By Jack Tuckner, Esq.
Too young to retire, too old to rehire – that’s the new Catch-22.
45 to 50 percent of retirees report that they retired earlier than they would have liked to, and that could be devastating when you don’t have enough income to last you through your retirement to your death. And unemployment rates for 40 to 60 year olds tend to persist and last way longer than for younger demographics. It is really difficult and frightening to be in a position where you are no longer wanted, in demand, and certainly not with the salary that you grew accustomed to.

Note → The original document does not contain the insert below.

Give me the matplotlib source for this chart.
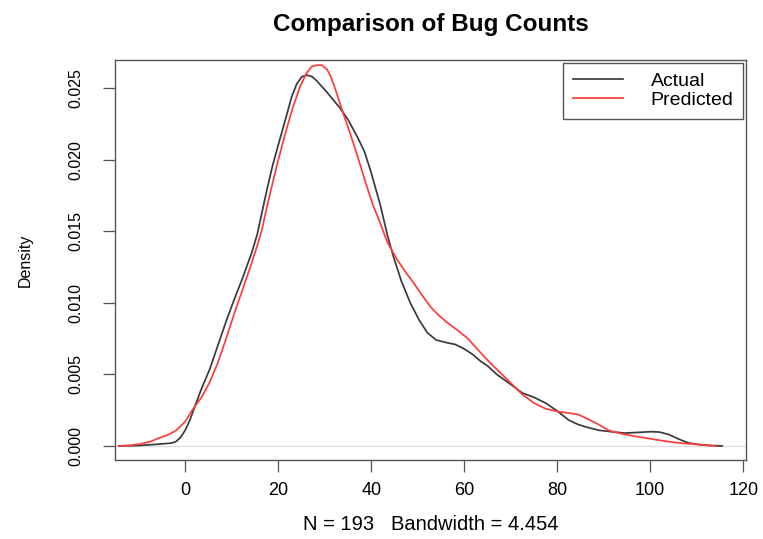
import numpy as np
import matplotlib
matplotlib.use("Agg")
import matplotlib.pyplot as plt

plt.rcParams['font.family'] = ['Liberation Sans', 'DejaVu Sans']

# density estimates
actual_x = [-14.3, -10, -6, -3, -2, -1, 0, 1, 2, 3.5, 5.2, 7, 8.9, 10.5, 12.3,
            14.3, 15.5, 17.5, 18.8, 20.5, 21.8, 22.9, 24.0, 25.1, 26.2, 27.3,
            28.3, 30.5, 33.3, 35, 37.0, 38.5, 39.8, 41.9, 43.5, 44.8, 46.5, 48.4,
            50.3, 52.1, 54, 56.4, 58, 59.9, 61.8, 63.6, 65, 67, 70, 72.5, 75, 77.5,
            80.2, 82.5, 84.5, 86.5, 88.9, 91.5, 94.5, 97.5, 100.3, 102, 104.0, 106,
            108.3, 110.5, 112.6, 115.5]
actual_y = [0.0, 0.00003, 0.00012, 0.0002, 0.0003, 0.0006, 0.0011, 0.0018, 0.0027,
            0.0040, 0.0053, 0.0070, 0.0088, 0.0102, 0.0117, 0.0135, 0.0148, 0.0178,
            0.0196, 0.0216, 0.0231, 0.0244, 0.0253, 0.0258, 0.0259, 0.0258, 0.0255,
            0.0247, 0.0236, 0.0228, 0.0216, 0.0206, 0.0193, 0.0169, 0.0147, 0.0132,
            0.0115, 0.0100, 0.0088, 0.0079, 0.0074, 0.0072, 0.0071, 0.0068, 0.0064,
            0.0059, 0.0056, 0.0050, 0.0043, 0.0037, 0.0034, 0.0030, 0.0024, 0.0018,
            0.0015, 0.0013, 0.0011, 0.0010, 0.0009, 0.00095, 0.0010, 0.00097,
            0.0008, 0.0005, 0.0002, 0.0001, 0.00004, 0.0]

pred_x = [-14.3, -12, -10, -7.5, -5.6, -3.5, -1.9, 0, 1.5, 3.5, 5.2, 7, 8.9, 10.5,
          12.3, 14, 15.4, 16.5, 17.5, 19.7, 21.5, 23.1, 24.7, 26.0, 27.2, 28.3,
          29.4, 30.5, 31.3, 32.2, 33.9, 35.5, 37.0, 38.7, 40.4, 41.9, 43.5, 45.6,
          47.5, 49.1, 51, 52.8, 54.6, 56.4, 58.5, 60.8, 63, 65, 67.5, 70, 72.5, 75,
          77.5, 80.2, 82.5, 84.5, 86.5, 88.9, 91, 93.2, 95.5, 98.2, 101, 104,
          106.5, 109, 111.5, 114]
pred_y = [0.0, 0.00004, 0.00012, 0.0003, 0.00056, 0.0008, 0.0011, 0.0017, 0.0025,
          0.0034, 0.0044, 0.0058, 0.0076, 0.0092, 0.0109, 0.0125, 0.0139, 0.0151,
          0.0166, 0.0196, 0.0218, 0.0236, 0.0251, 0.0260, 0.0265, 0.0266, 0.0266,
          0.0263, 0.0258, 0.0250, 0.0233, 0.0218, 0.0203, 0.0185, 0.0168, 0.0156,
          0.0142, 0.0130, 0.0121, 0.0114, 0.0105, 0.0097, 0.0091, 0.0086, 0.0081,
          0.0075, 0.0067, 0.0060, 0.0052, 0.0044, 0.0036, 0.0030, 0.0026, 0.0024,
          0.0023, 0.0022, 0.0019, 0.0015, 0.0011, 0.0009, 0.00075, 0.0006,
          0.00045, 0.0003, 0.0002, 0.00014, 0.00006, 0.0]

x_ticks = [0, 20, 40, 60, 80, 100, 120]
y_ticks = [0.000, 0.005, 0.010, 0.015, 0.020, 0.025]

fig = plt.figure(figsize=(7.63, 5.39), dpi=100)
ax = fig.add_axes([115 / 763, 1 - 460 / 539, (746 - 115) / 763, 400 / 539])

ax.axhline(0, color='#dddddd', lw=0.9, zorder=1)
ax.plot(actual_x, actual_y, color='#3a3a3a', lw=1.25, label='Actual', zorder=3,
        solid_joinstyle='round')
ax.plot(pred_x, pred_y, color='#ff3b3b', lw=1.25, label='Predicted', zorder=3,
        solid_joinstyle='round')

ax.set_xlim(-15.1, 120.6)
ax.set_ylim(-0.00098, 0.02696)
ax.set_xticks(x_ticks)
ax.set_yticks(y_ticks)
ax.set_xticklabels([str(v) for v in x_ticks])
ax.set_yticklabels(['%.3f' % v for v in y_ticks], rotation=90, va='center')
ax.tick_params(direction='out', length=8.5, width=0.9, color='#555555')
ax.tick_params(axis='x', labelsize=13, pad=7)
ax.tick_params(axis='y', labelsize=11.5, pad=14)
for s in ax.spines.values():
    s.set_color('#555555')
    s.set_linewidth(1.0)

ax.set_title('Comparison of Bug Counts', fontsize=17.5, fontweight='bold', pad=21)
ax.set_xlabel('N = 193   Bandwidth = 4.454', fontsize=14.5, labelpad=12)
ax.set_ylabel('Density', fontsize=11.5, labelpad=26)

leg = ax.legend(loc='upper right', fontsize=14, fancybox=False, borderaxespad=0.15,
                handlelength=2.6, handletextpad=1.4, borderpad=0.5,
                labelspacing=0.05, framealpha=1)
leg.get_frame().set_edgecolor('#555555')
leg.get_frame().set_linewidth(1.0)

fig.savefig('out.png', dpi=100)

The Age Discrimination in Employment Act [“ADEA”] is a federal law that prohibits discrimination in hiring, promotion, or firing based on age decision [factors] if the employee in question is 40 or over. You must file a claim, a charge of discrimination with the United States Equal Employment Opportunity Commission in the location, locale, the district where you work within 180 days, sometimes 300 days, but to be safe (check with your jurisdiction), within 180 days of the last discriminatory act that occurred at work, or perhaps it was the firing. And after 60 days of allowing the EEOC to investigate (such as they do), you are permitted to pull the case out and sue your employer for age discrimination in federal court.
Better though to catch the discrimination before you’re fired–before you have to sue your employer–so that you can complain about it, put it in writing and then stay their hand, or at least provide yourself with additional negotiating leverage, if you have to leave the company altogether.